Climate change is affecting each and every one of us, though some more severely than others. It is unfolding with levels of extremity like never before. Widespread forest fires due to severe droughts as well as massive floods (and landslides) caused by torrential rains and extreme storms time and again force tens of thousands of people to evacuate, causing catastrophic socio-economic loss, and wreaking havoc to already fragmented ecosystems around the world. Along with it, climate governance is at an impasse. Scholars, policy makers, civil society organizations, and international organizations worldwide understand the urgency to act but remain in disarray and are unable to come up with inclusive, nested, and just inter-scalar adaptive strategies.

Tracing evolutionary pathways

To tackle this ongoing crisis, the world can’t rely on scientific knowledge alone. The project, entitled ‘Tracing evolutionary pathways in grassroots climate governance: Connecting past, present, and future inter-scalar adaptation strategies in Southeast Asia - TRACE’ poses two questions to break the current deadlock in global climate governance. Which grassroots knowledge systems are key for our global adaptation? How can we mobilize them to enhance our understanding of adaptation? 

This deadlock is rooted in the way adaptation is framed: as something that only occurs in the present and is geared towards the future.
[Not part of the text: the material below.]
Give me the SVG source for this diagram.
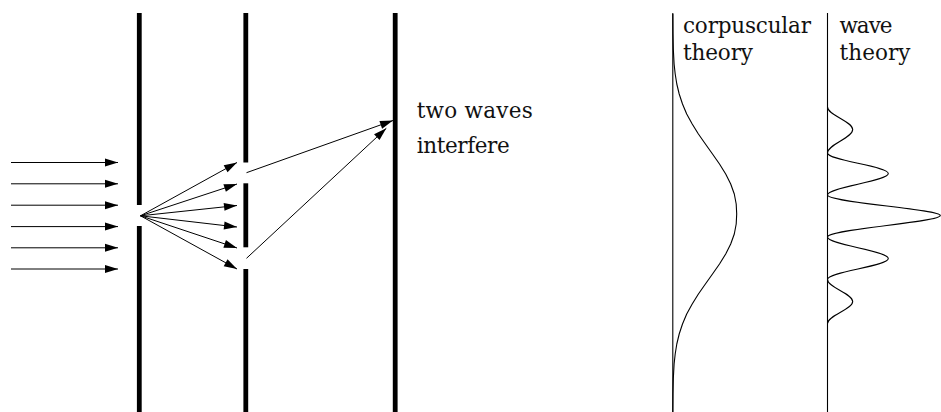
<svg xmlns="http://www.w3.org/2000/svg" width="941" height="412" viewBox="0 0 941 412">
<style>
.wall{stroke:#000;stroke-width:4.8;fill:none}
.ray{stroke:#000;stroke-width:1;fill:none;marker-end:url(#ah)}
.axis{stroke:#000;stroke-width:1.1;fill:none}
.curve{stroke:#000;stroke-width:1.1;fill:none;stroke-linejoin:round}
.lbl{font-family:"DejaVu Serif","Liberation Serif",serif;font-size:21.5px;fill:#111}
</style>
<defs>
<marker id="ah" markerUnits="userSpaceOnUse" markerWidth="14" markerHeight="8" refX="13" refY="4" orient="auto" overflow="visible">
<path d="M0,0 L13,4 L0,8 z" fill="#000"/>
</marker>
</defs>
<rect width="941" height="412" fill="#fff"/>
<g id="barrier1">
<line class="wall" x1="139.3" y1="13" x2="139.3" y2="205"/>
<line class="wall" x1="139.3" y1="226" x2="139.3" y2="412"/>
</g>
<g id="barrier2">
<line class="wall" x1="245.8" y1="13" x2="245.8" y2="162.5"/>
<line class="wall" x1="245.8" y1="183.3" x2="245.8" y2="247.3"/>
<line class="wall" x1="245.8" y1="269" x2="245.8" y2="412"/>
</g>
<g id="screen">
<line class="wall" x1="395.2" y1="13" x2="395.2" y2="412"/>
</g>
<g id="connectors">
<line class="ray" x1="11" y1="162.5" x2="118" y2="162.5"/>
<line class="ray" x1="11" y1="183.8" x2="118" y2="183.8"/>
<line class="ray" x1="11" y1="205.2" x2="118" y2="205.2"/>
<line class="ray" x1="11" y1="226.6" x2="118" y2="226.6"/>
<line class="ray" x1="11" y1="247.8" x2="118" y2="247.8"/>
<line class="ray" x1="11" y1="269" x2="118" y2="269"/>
<line class="ray" x1="140.5" y1="215.8" x2="237" y2="162.5"/>
<line class="ray" x1="140.5" y1="215.8" x2="237" y2="184"/>
<line class="ray" x1="140.5" y1="215.8" x2="237" y2="205.5"/>
<line class="ray" x1="140.5" y1="215.8" x2="237" y2="227"/>
<line class="ray" x1="140.5" y1="215.8" x2="237" y2="248"/>
<line class="ray" x1="140.5" y1="215.8" x2="237" y2="269"/>
<line class="ray" x1="246.5" y1="172.7" x2="393" y2="120.5"/>
<line class="ray" x1="246.5" y1="258.3" x2="386.3" y2="128.3"/>
</g>
<g id="label-interfere">
<text class="lbl" x="416.7" y="118.3" textLength="116" lengthAdjust="spacing">two waves</text>
<text class="lbl" x="416.7" y="153.3" textLength="93" lengthAdjust="spacing">interfere</text>
</g>
<g id="corpuscular">
<line class="axis" x1="672.8" y1="13" x2="672.8" y2="412"/>
<text class="lbl" x="683" y="33" textLength="128" lengthAdjust="spacing">corpuscular</text>
<text class="lbl" x="683" y="59.5" textLength="70" lengthAdjust="spacing">theory</text>
<polyline class="curve" points="672.8,14 672.95,34 673.3,49 674.1,64 675.2,74 676.8,84 679.2,94 682.5,104 686.7,114 692.2,124 698.4,134 705.4,144 712.5,154 719.5,164 725.7,174 730.7,184 734.3,194 736.2,204 736.7,214 736.2,224 734.3,234 730.7,244 725.7,254 719.5,264 712.5,274 705.4,284 698.4,294 692.2,304 686.7,314 682.5,324 679.2,334 676.8,344 675.2,354 674.1,364 673.3,379 672.95,394 672.8,412"/>
</g>
<g id="wave">
<line class="axis" x1="827.5" y1="13" x2="827.5" y2="412"/>
<text class="lbl" x="839.5" y="33" textLength="53" lengthAdjust="spacing">wave</text>
<text class="lbl" x="839.5" y="59.5" textLength="71" lengthAdjust="spacing">theory</text>
<path class="curve" d="M827.5,107 C827.5,115.2 852.7,121.3 852.7,129.5 C852.7,138.1 827.5,144.4 827.5,153 C827.5,160.5 888.3,166 888.3,173.5 C888.3,181.3 827.5,187.2 827.5,195 C827.5,202.5 940.3,209 940.3,215.5 C940.3,222.3 827.5,229.2 827.5,237 C827.5,244.8 888.3,250.7 888.3,258.5 C888.3,266.1 827.5,271.9 827.5,279.5 C827.5,287.5 852.7,293.5 852.7,301.5 C852.7,309.5 827.5,315.5 827.5,323.5"/>
</g>
</svg>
The project traces climate adaptation practices of the past, linking them with present and future strategies. At the heart is the underexplored potential of grassroots strategies, such as water management and the use of firebreaks, which have proven their resilience over centuries. 

Plural knowledge systems

The project focuses on Southeast Asia as a key site to adaptation strategies. Four socio-ecological systems have been selected as pockets of resistance where grassroots knowledge systems persist: 1) upland cultivation in Laos; 2) irrigated agriculture in Indonesia; 3) forest conservation in the Thai-Myanmar borderlands; and 4) fishing practices of sea nomads in the Philippines. 

Grassroots approaches

TRACE will bring together these four case studies as embryo to set up a platform to better understand grassroots adaptation practices and connect them with national and global climate discussions. Conceptually, this platform will advance our understanding of adaptation through the lenses of knowledge, culture, and agency. For example, farmers in Indonesia continuously adapt their crop planting season while using at least nine different calendar systems at the same time. Similarly, fishermen have continuously (re)arranged their seafaring routes in response to climate and agrarian change, conflict, and globalization.

To conclude, by tracing communities’ adaptation practices from the past and at present, the project will reveal how grassroots approaches could inform and enhance global adaptation.